» OBJECTIVE
Would you write out the listing verbatim and skip every picture in it?

--*--

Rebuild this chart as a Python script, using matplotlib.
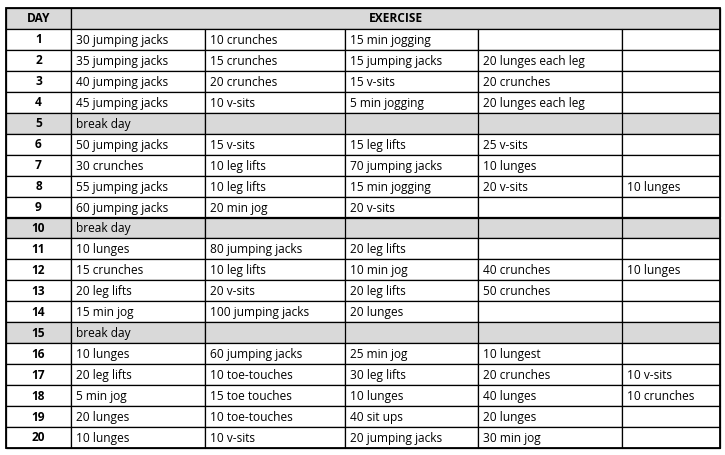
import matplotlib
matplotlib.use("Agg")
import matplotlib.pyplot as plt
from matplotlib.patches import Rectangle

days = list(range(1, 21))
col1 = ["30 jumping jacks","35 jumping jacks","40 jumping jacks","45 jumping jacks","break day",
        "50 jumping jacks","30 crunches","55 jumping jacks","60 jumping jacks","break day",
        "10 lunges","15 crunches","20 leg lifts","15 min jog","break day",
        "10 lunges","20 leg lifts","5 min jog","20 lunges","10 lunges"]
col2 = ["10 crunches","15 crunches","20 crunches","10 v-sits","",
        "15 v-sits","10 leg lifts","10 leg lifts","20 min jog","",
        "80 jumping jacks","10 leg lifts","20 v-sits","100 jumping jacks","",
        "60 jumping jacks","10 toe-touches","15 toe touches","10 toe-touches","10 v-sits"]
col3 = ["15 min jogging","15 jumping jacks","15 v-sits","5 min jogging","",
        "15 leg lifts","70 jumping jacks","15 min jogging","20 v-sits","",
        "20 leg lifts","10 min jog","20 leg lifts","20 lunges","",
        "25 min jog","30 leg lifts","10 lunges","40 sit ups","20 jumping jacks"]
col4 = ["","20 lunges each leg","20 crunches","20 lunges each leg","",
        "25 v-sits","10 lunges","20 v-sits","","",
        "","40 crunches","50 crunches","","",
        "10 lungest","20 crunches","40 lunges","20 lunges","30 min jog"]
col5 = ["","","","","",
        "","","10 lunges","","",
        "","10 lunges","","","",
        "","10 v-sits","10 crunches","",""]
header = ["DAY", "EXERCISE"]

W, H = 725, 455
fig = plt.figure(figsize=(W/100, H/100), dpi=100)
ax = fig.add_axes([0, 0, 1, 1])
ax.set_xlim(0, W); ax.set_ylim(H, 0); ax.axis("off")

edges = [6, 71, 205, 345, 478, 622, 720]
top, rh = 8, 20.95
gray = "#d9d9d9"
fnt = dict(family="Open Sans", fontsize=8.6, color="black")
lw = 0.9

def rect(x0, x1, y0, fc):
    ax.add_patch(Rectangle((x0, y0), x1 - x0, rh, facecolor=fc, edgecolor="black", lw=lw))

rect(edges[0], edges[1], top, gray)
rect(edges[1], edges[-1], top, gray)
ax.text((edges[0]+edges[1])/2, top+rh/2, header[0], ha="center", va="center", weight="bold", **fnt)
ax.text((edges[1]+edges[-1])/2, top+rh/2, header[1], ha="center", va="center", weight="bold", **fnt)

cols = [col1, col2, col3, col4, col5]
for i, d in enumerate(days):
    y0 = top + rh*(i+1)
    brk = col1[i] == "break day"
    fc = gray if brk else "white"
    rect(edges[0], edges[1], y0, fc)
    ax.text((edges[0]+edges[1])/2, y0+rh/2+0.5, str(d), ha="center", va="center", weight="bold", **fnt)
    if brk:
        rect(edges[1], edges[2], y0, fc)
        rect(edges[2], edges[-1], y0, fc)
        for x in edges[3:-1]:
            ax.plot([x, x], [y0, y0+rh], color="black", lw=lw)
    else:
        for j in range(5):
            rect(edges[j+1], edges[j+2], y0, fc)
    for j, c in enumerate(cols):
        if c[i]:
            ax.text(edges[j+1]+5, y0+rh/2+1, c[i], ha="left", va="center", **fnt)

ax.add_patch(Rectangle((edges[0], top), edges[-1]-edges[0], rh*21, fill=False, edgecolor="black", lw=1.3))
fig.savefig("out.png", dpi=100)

--*--

» RESULT
Rebuild this chart as a Python script, using matplotlib.
import matplotlib
matplotlib.use("Agg")
import matplotlib.pyplot as plt
from matplotlib.patches import Rectangle

days = list(range(1, 21))
col1 = ["30 jumping jacks","35 jumping jacks","40 jumping jacks","45 jumping jacks","break day",
        "50 jumping jacks","30 crunches","55 jumping jacks","60 jumping jacks","break day",
        "10 lunges","15 crunches","20 leg lifts","15 min jog","break day",
        "10 lunges","20 leg lifts","5 min jog","20 lunges","10 lunges"]
col2 = ["10 crunches","15 crunches","20 crunches","10 v-sits","",
        "15 v-sits","10 leg lifts","10 leg lifts","20 min jog","",
        "80 jumping jacks","10 leg lifts","20 v-sits","100 jumping jacks","",
        "60 jumping jacks","10 toe-touches","15 toe touches","10 toe-touches","10 v-sits"]
col3 = ["15 min jogging","15 jumping jacks","15 v-sits","5 min jogging","",
        "15 leg lifts","70 jumping jacks","15 min jogging","20 v-sits","",
        "20 leg lifts","10 min jog","20 leg lifts","20 lunges","",
        "25 min jog","30 leg lifts","10 lunges","40 sit ups","20 jumping jacks"]
col4 = ["","20 lunges each leg","20 crunches","20 lunges each leg","",
        "25 v-sits","10 lunges","20 v-sits","","",
        "","40 crunches","50 crunches","","",
        "10 lungest","20 crunches","40 lunges","20 lunges","30 min jog"]
col5 = ["","","","","",
        "","","10 lunges","","",
        "","10 lunges","","","",
        "","10 v-sits","10 crunches","",""]
header = ["DAY", "EXERCISE"]

W, H = 725, 455
fig = plt.figure(figsize=(W/100, H/100), dpi=100)
ax = fig.add_axes([0, 0, 1, 1])
ax.set_xlim(0, W); ax.set_ylim(H, 0); ax.axis("off")

edges = [6, 71, 205, 345, 478, 622, 720]
top, rh = 8, 20.95
gray = "#d9d9d9"
fnt = dict(family="Open Sans", fontsize=8.6, color="black")
lw = 0.9

def rect(x0, x1, y0, fc):
    ax.add_patch(Rectangle((x0, y0), x1 - x0, rh, facecolor=fc, edgecolor="black", lw=lw))

rect(edges[0], edges[1], top, gray)
rect(edges[1], edges[-1], top, gray)
ax.text((edges[0]+edges[1])/2, top+rh/2, header[0], ha="center", va="center", weight="bold", **fnt)
ax.text((edges[1]+edges[-1])/2, top+rh/2, header[1], ha="center", va="center", weight="bold", **fnt)

cols = [col1, col2, col3, col4, col5]
for i, d in enumerate(days):
    y0 = top + rh*(i+1)
    brk = col1[i] == "break day"
    fc = gray if brk else "white"
    rect(edges[0], edges[1], y0, fc)
    ax.text((edges[0]+edges[1])/2, y0+rh/2+0.5, str(d), ha="center", va="center", weight="bold", **fnt)
    if brk:
        rect(edges[1], edges[2], y0, fc)
        rect(edges[2], edges[-1], y0, fc)
        for x in edges[3:-1]:
            ax.plot([x, x], [y0, y0+rh], color="black", lw=lw)
    else:
        for j in range(5):
            rect(edges[j+1], edges[j+2], y0, fc)
    for j, c in enumerate(cols):
        if c[i]:
            ax.text(edges[j+1]+5, y0+rh/2+1, c[i], ha="left", va="center", **fnt)

ax.add_patch(Rectangle((edges[0], top), edges[-1]-edges[0], rh*21, fill=False, edgecolor="black", lw=1.3))
fig.savefig("out.png", dpi=100)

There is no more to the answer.